『ニューワールド』 


●幻の監督「テレンス・マリック」の久しぶりの作品。でも前作の「シン・レッド・ライン」は十何年ぶりに作ったんじゃなかったっけ? それから考えれば数年間のブランクだから今回は作るのが早いなと言う感じ。前作「シン・レッド・ライン」は非常に感銘を受けた作品。映像の美しさ、悲惨な状況の中で挟まれる動物、光、大地の美しい映像。スピルバーグが2001年宇宙の旅の現代版だって言ったらしいけれど、私も哲学的な内容と映像の美しさにガーンと来たものでした。かなり退屈な映画であり万人受けはまず無理な内容ではあったけれど・・・・。

●そのテレンス・マリックの最新作。題材はなんとポカホンタス。ん、これも見なくちゃなぁと思い忙しいのを無理やり都合付けて劇場に足を運びました。最初から最後まで相変わらずやってますマジック・アワーでの撮影。ストーリーはまたもやエンターティメント性なんて全然で、監督の思い入れと哲学で突き進んでいってるような内容。眠くなると思ってたけど今回は全然でした。

●話しは極めて単調、スローなんだけど・・・なにか魅かれるものがあり、結局最後までじっくり見ました。他人にオススメ出来る映画ではないけれど、現在のハリウッドが陥っているアリジゴクに真っ向から対峙するような映画じゃないかと思います。

●配給元は「タイタニックを越える現代のラブストーリー、ロマンスだ」なんて言ってましたが、いくら女性客を捕まえようとそんなコピーを付けても最近の観客はまったく騙せませんよ。主役のコリン・ファレルはちょっと作風に合わないんじゃないかなぁ。逆にクリスチャン・ベールが主役だったほうが良かったかも。クリスチャン・ベールはあれだけ整った顔なのにイマイチブレイクしないのが不思議。

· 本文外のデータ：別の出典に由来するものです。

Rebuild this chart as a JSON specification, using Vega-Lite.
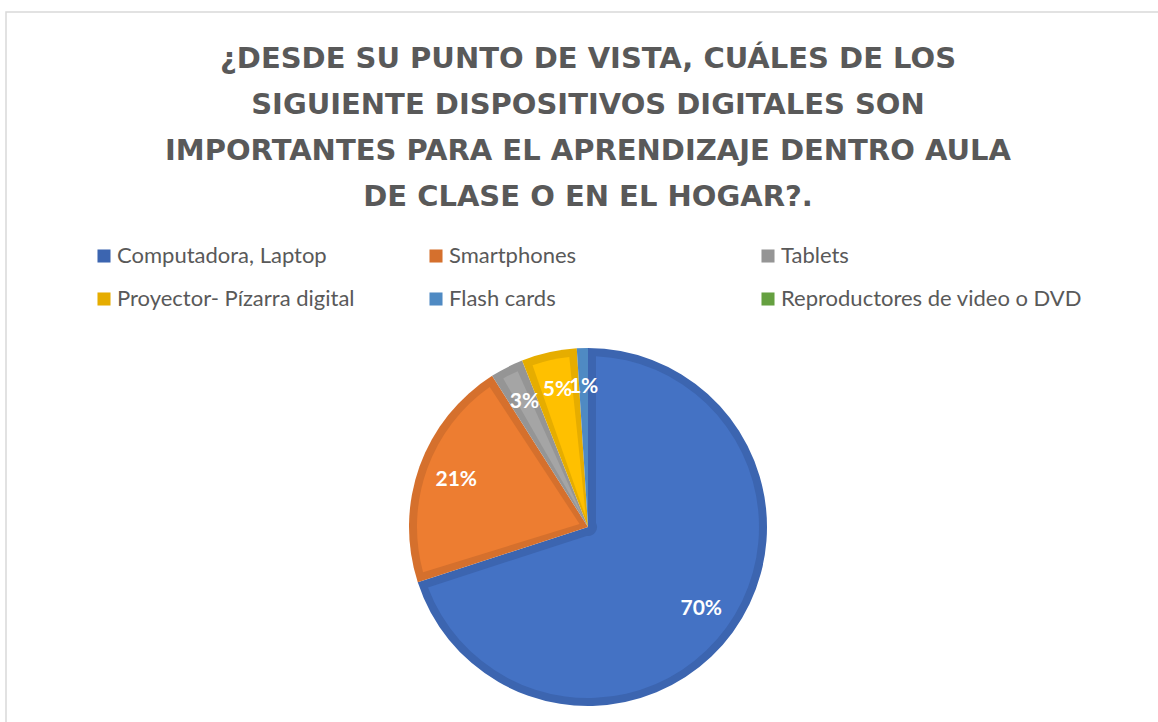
{
  "$schema": "https://vega.github.io/schema/vega-lite/v6.json",
  "autosize": {"type": "fit", "contains": "padding"},
  "width": 1158,
  "height": 722,
  "padding": {"left": 6, "top": 12, "right": -12, "bottom": -320},
  "background": "white",
  "view": {"stroke": "#d9d9d9", "strokeWidth": 1.5, "fill": "white"},
  "title": {
    "text": ["¿DESDE SU PUNTO DE VISTA, CUÁLES DE LOS", "SIGUIENTE DISPOSITIVOS DIGITALES SON", "IMPORTANTES PARA EL APRENDIZAJE DENTRO AULA", "DE CLASE O EN EL HOGAR?."],
    "anchor": "middle",
    "frame": "group",
    "font": "DejaVu Sans",
    "fontSize": 29,
    "fontWeight": "bold",
    "color": "#595959",
    "lineHeight": 46,
    "offset": -200
  },
  "data": {
    "values": [
      {"cat": "Computadora, Laptop", "value": 0.70, "idx": 1},
      {"cat": "Smartphones", "value": 0.21, "idx": 2},
      {"cat": "Tablets", "value": 0.03, "idx": 3},
      {"cat": "Proyector- Pízarra digital", "value": 0.05, "idx": 4},
      {"cat": "Flash cards", "value": 0.01, "idx": 5},
      {"cat": "Reproductores de video o DVD", "value": 0, "idx": 6}
    ]
  },
  "encoding": {
    "theta": {"field": "value", "type": "quantitative", "stack": true},
    "order": {"field": "idx", "type": "quantitative"}
  },
  "layer": [
    {
      "mark": {"type": "arc", "outerRadius": 179},
      "encoding": {
        "fill": {
          "field": "cat",
          "type": "nominal",
          "scale": {
            "domain": ["Computadora, Laptop", "Smartphones", "Tablets", "Proyector- Pízarra digital", "Flash cards", "Reproductores de video o DVD"],
            "range": ["#3c65b0", "#d5702d", "#959595", "#e6ad00", "#4f8ac3", "#65a040"]
          },
          "legend": {
            "orient": "none",
            "legendX": 87,
            "legendY": 233,
            "direction": "horizontal",
            "columns": 3,
            "gridAlign": "all",
            "columnPadding": 6,
            "rowPadding": 21,
            "symbolType": "square",
            "symbolSize": 170,
            "symbolStrokeWidth": 0,
            "labelFont": "Lato",
            "labelFontSize": 22,
            "labelColor": "#595959",
            "labelOffset": 2,
            "labelLimit": 0,
            "title": null
          }
        }
      }
    },
    {
      "mark": {"type": "arc", "outerRadius": 171, "innerRadius": 9, "padAngle": 0.0935},
      "encoding": {
        "color": {
          "field": "cat",
          "type": "nominal",
          "scale": {
            "domain": ["Computadora, Laptop", "Smartphones", "Tablets", "Proyector- Pízarra digital", "Flash cards", "Reproductores de video o DVD"],
            "range": ["#4472C4", "#ED7D31", "#A5A5A5", "#FFC000", "#5B9BD5", "#70AD47"]
          },
          "legend": null
        }
      }
    },
    {
      "transform": [{"filter": "datum.value > 0"}],
      "mark": {"type": "text", "radius": 140, "font": "Lato", "fontSize": 21, "fontWeight": "bold", "color": "white"},
      "encoding": {
        "text": {"field": "value", "type": "quantitative", "format": ".0%"}
      }
    }
  ],
  "config": {"view": {"stroke": "#d9d9d9", "strokeWidth": 1.5}}
}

キルヒャーという女優は未だ若いけど、次の作品が難しそうだなぁ。ま、大体にしてテレンス・マリックの作品は大本のハリウッド・メジャーが自社の日本支社には配給を任せず、どこか別の所にやらせてます。文化性、文芸性、哲学性の高い作品なんだけど、それゆえにエンターティメントに走ったハリウッドメジャーでは作品の取扱に躊躇して、大々的なヒットの可能性も低いからと自社以外に配給券を売っているという感じ。前作はパイオニアLDCで、今回は松竹ですか。んーどちらもババを引いてるかも。アスミックとかがきめ細かい宣伝で単館で回していったほうが回収は大きくなるんじゃないかと思うんだけどね。でもまあ、映像の神、テレンス・マリックの作品であるから及第点以上ではあります。

●ちなみに「女王陛下に謁見した最初のインディアン:ポカホンタス」を日本に最初に紹介したのはアメリカ史の大家 富田虎男教授(前立教大学)だが、富田教授はこの作品を見ていたとしたらどう思っているのだろう?